The first three books of the Organon were never translated into Hebrew. Instead, paraphrases of them by the 12th century Muslim philosopher Averroes (Ibn Rushd) were translated from the original Arabic into Hebrew in Naples by Jacob Anatoli in 1232 (together with the next two books of the Organon, the Prior and Posterior Analytics, on syllogistic inference and scientific demonstration, respectively.) Averroes’ paraphrases or “Middle Commentaries” of the first three works are extant in over eighty Hebrew manuscripts (and likely more), making them, according to the great literary historian and bibliographer, Moritz Steinschneider, the most popular works in Hebrew written by a non-Jew. They were commented upon by Jewish savants such as Levi Gersonides in the fourteenth century, and Judah Messer Leon in the fifteenth century.

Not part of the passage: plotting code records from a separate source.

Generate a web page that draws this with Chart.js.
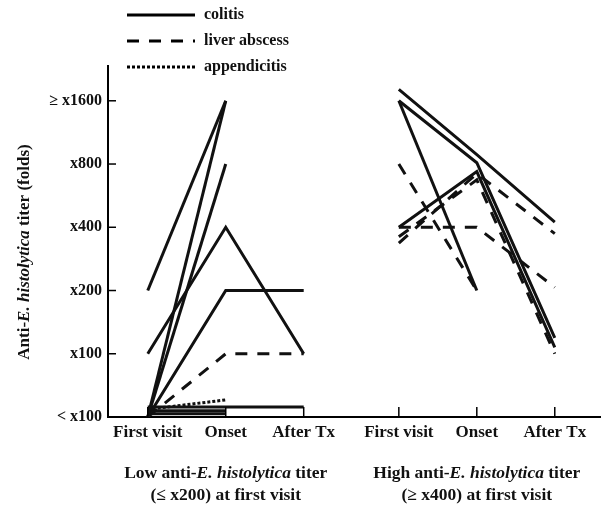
<!DOCTYPE html>
<html>
<head>
<meta charset="utf-8">
<script src="https://cdn.jsdelivr.net/npm/chart.js@4.4.1/dist/chart.umd.min.js"></script>
<style>
  html, body { margin: 0; padding: 0; background: #fff; }
</style>
</head>
<body>
<canvas id="titer" width="602" height="517"></canvas>
<script>
// time points and titer levels (level index: 0 = <x100 ... 5 = >=x1600)
var visits = ['First visit', 'Onset', 'After Tx'];
var titerLabels = ['< x100', 'x100', 'x200', 'x400', 'x800', '\u2265 x1600'];

// low titer group (<= x200 at first visit), one row per patient
var lowColitis = [
    [2, 5, null],
    [0, 5, null],
    [0, 4, null],
    [1, 3, 1],
    [0, 2, 2],
    [0.16, 0.16, 0.16],
    [0.1, 0.1, null],
    [0.05, 0.05, null]
];
var lowLiverAbscess = [
    [0, 1, 1]
];
var lowAppendicitis = [
    [0.12, 0.27, null]
];

// high titer group (>= x400 at first visit)
var highColitis = [
    [5.18, 4.15, 3.08],
    [5, 4.02, 1.25],
    [5, 2, null],
    [3, 3.88, 1.1]
];
var highLiverAbscess = [
    [4, 2, null],
    [3, 3, 2.05],
    [2.85, 3.75, 1.0],
    [2.75, 3.85, 2.9]
];

var SERIF = '"Liberation Serif", "DejaVu Serif", serif';
var INK = '#111';
var lineStyles = {
    colitis: [],
    abscess: [12, 10],
    appendicitis: [3, 2]
};
var panelStart = { low: 1, high: 4.22 };

function makeSets(rows, start, dash) {
    return rows.map(function (row) {
        return {
            data: row.map(function (v, i) { return { x: start + i, y: v }; }),
            borderColor: INK,
            borderWidth: 3,
            borderDash: dash,
            borderCapStyle: 'butt',
            pointRadius: 0,
            pointHoverRadius: 0,
            fill: false,
            tension: 0,
            spanGaps: false
        };
    });
}

var datasets = []
    .concat(makeSets(lowColitis, panelStart.low, lineStyles.colitis))
    .concat(makeSets(lowLiverAbscess, panelStart.low, lineStyles.abscess))
    .concat(makeSets(lowAppendicitis, panelStart.low, lineStyles.appendicitis))
    .concat(makeSets(highColitis, panelStart.high, lineStyles.colitis))
    .concat(makeSets(highLiverAbscess, panelStart.high, lineStyles.abscess));

var xTicks = [];
[panelStart.low, panelStart.high].forEach(function (s) {
    visits.forEach(function (v, i) { xTicks.push(s + i); });
});

function drawRich(ctx, parts, cx, cy, size) {
    var total = 0;
    parts.forEach(function (p) {
        ctx.font = (p[1] ? 'italic ' : '') + 'bold ' + size + 'px ' + SERIF;
        total += ctx.measureText(p[0]).width;
    });
    var x = cx - total / 2;
    ctx.textAlign = 'left';
    ctx.textBaseline = 'middle';
    parts.forEach(function (p) {
        ctx.font = (p[1] ? 'italic ' : '') + 'bold ' + size + 'px ' + SERIF;
        ctx.fillText(p[0], x, cy);
        x += ctx.measureText(p[0]).width;
    });
}

var decorations = {
    id: 'decorations',
    afterDraw: function (chart) {
        var ctx = chart.ctx;
        var xs = chart.scales.x, ys = chart.scales.y, a = chart.chartArea;
        ctx.save();
        ctx.strokeStyle = '#000';
        ctx.fillStyle = INK;
        ctx.lineWidth = 1.5;

        // inward tick marks
        ys.ticks.forEach(function (t) {
            if (t.value === 0) return;
            var y = ys.getPixelForValue(t.value);
            ctx.beginPath(); ctx.moveTo(a.left, y); ctx.lineTo(a.left + 8, y); ctx.stroke();
        });
        xs.ticks.forEach(function (t) {
            var x = xs.getPixelForValue(t.value);
            ctx.beginPath(); ctx.moveTo(x, a.bottom); ctx.lineTo(x, a.bottom - 10); ctx.stroke();
        });

        // legend
        var legend = [
            ['colitis', lineStyles.colitis],
            ['liver abscess', lineStyles.abscess],
            ['appendicitis', lineStyles.appendicitis]
        ];
        legend.forEach(function (item, i) {
            var y = 15 + i * 26;
            ctx.lineWidth = 3;
            ctx.setLineDash(item[1]);
            ctx.beginPath(); ctx.moveTo(127, y); ctx.lineTo(195, y); ctx.stroke();
            ctx.setLineDash([]);
            ctx.font = 'bold 16px ' + SERIF;
            ctx.textAlign = 'left';
            ctx.textBaseline = 'middle';
            ctx.fillText(item[0], 204, y);
        });

        // y-axis title
        ctx.save();
        ctx.translate(25, 252);
        ctx.rotate(-Math.PI / 2);
        drawRich(ctx, [['Anti-', false], ['E. histolytica', true], [' titer (folds)', false]], 0, 0, 17);
        ctx.restore();

        // group captions
        var lowMid = xs.getPixelForValue(panelStart.low + 1);
        var highMid = xs.getPixelForValue(panelStart.high + 1);
        drawRich(ctx, [['Low anti-', false], ['E. histolytica', true], [' titer', false]], lowMid, 473, 17.5);
        drawRich(ctx, [['(\u2264 x200) at first visit', false]], lowMid, 495, 17.5);
        drawRich(ctx, [['High anti-', false], ['E. histolytica', true], [' titer', false]], highMid, 473, 17.5);
        drawRich(ctx, [['(\u2265 x400) at first visit', false]], highMid, 495, 17.5);

        ctx.restore();
    }
};

new Chart(document.getElementById('titer'), {
    type: 'line',
    data: { datasets: datasets },
    plugins: [decorations],
    options: {
        responsive: false,
        devicePixelRatio: 1,
        animation: false,
        layout: { padding: { top: 66, right: 2, left: 0, bottom: 0 } },
        plugins: {
            legend: { display: false },
            tooltip: { enabled: false },
            title: { display: false }
        },
        scales: {
            x: {
                type: 'linear',
                min: 0.49,
                max: 6.8,
                afterBuildTicks: function (scale) {
                    scale.ticks = xTicks.map(function (v) { return { value: v }; });
                },
                afterFit: function (scale) { scale.height = 100; },
                grid: { display: false, drawTicks: false },
                border: { display: true, color: '#000', width: 2 },
                ticks: {
                    autoSkip: false,
                    maxRotation: 0,
                    padding: 5,
                    color: INK,
                    font: { family: SERIF, size: 17, weight: 'bold' },
                    callback: function (v, i) { return visits[i % visits.length]; }
                }
            },
            y: {
                type: 'linear',
                min: 0,
                max: 5.55,
                afterBuildTicks: function (scale) {
                    scale.ticks = titerLabels.map(function (l, i) { return { value: i }; });
                },
                afterFit: function (scale) { scale.width = 108; },
                grid: { display: false, drawTicks: false },
                border: { display: true, color: '#000', width: 2 },
                ticks: {
                    padding: 6,
                    color: INK,
                    font: { family: SERIF, size: 16, weight: 'bold' },
                    callback: function (v) { return titerLabels[v]; }
                }
            }
        }
    }
});
</script>
</body>
</html>
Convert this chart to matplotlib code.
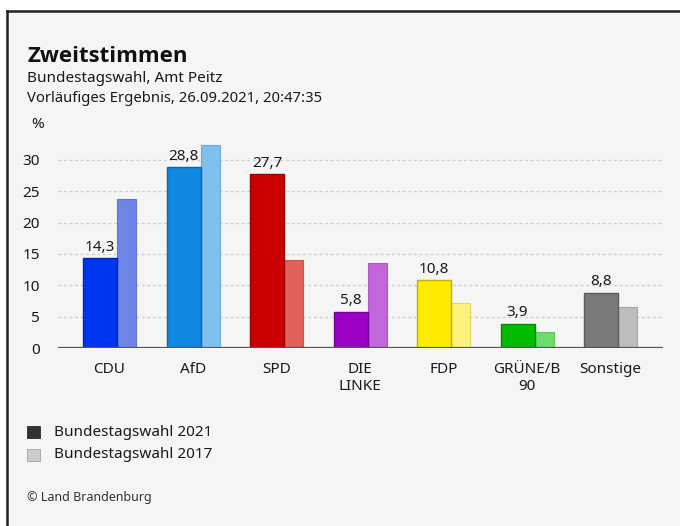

The particular commentary found in the Schoenberg Collection (LJS 229) is anonymous and has not yet been studied. No other copy of it exists, to my knowledge, but the section on the De Interpretatione is found in Munich, Bayerische Staatsbibliothek, Cod. hebr. 46. The commentator refers often to the logical writings of the 10th century Muslim philosopher, Alfarabi, some of which were translated into Hebrew in the late 12th and early 13th century. He also refers to the Arabic version of Averroes’ text. But, most interestingly, he cites and criticizes at least once the interpretation of “my teacher, R. Levi,” which a cursory comparison of the manuscripts reveals to be Gersonides. If this is correct, then the author of the commentary in LJS 229 was another member of Gersonides’ “school,” where students read texts with Gersonides and occasionally wrote their own glosses as comments, as has recently been studied by Prof. Ruth Glasner of Hebrew University. Since Gersonides also refers to the Arabic version of Averroes, this manuscript sheds additional light on the methodology employed by members of Gersonides’ circle.

As interesting as the anonymous commentary is in itself, the physical codex sheds light on the intellectual life of Provence in the second half of the 15th century. One finds the following statement of ownership in Latin: “Iste liber est meus mestre Benustruc[?] Avidor.” This individual may be identified with the 15th century ProvenC’al savant, Avigdor Benastruc, who translated into Hebrew around 1490 the anonymous French Romance of Belle Maguelone, and who wrote a manuscript that included works by the Provencal Jewish scholar, Isaac Nathan, the composer of the first Hebrew concordance of the Bible. If that is the case, it shows that as late as the late fifteenth century, if not later, basic works in Aristotelian logic were studied in Provence, and the influence of Gersonides and his students was still very much felt.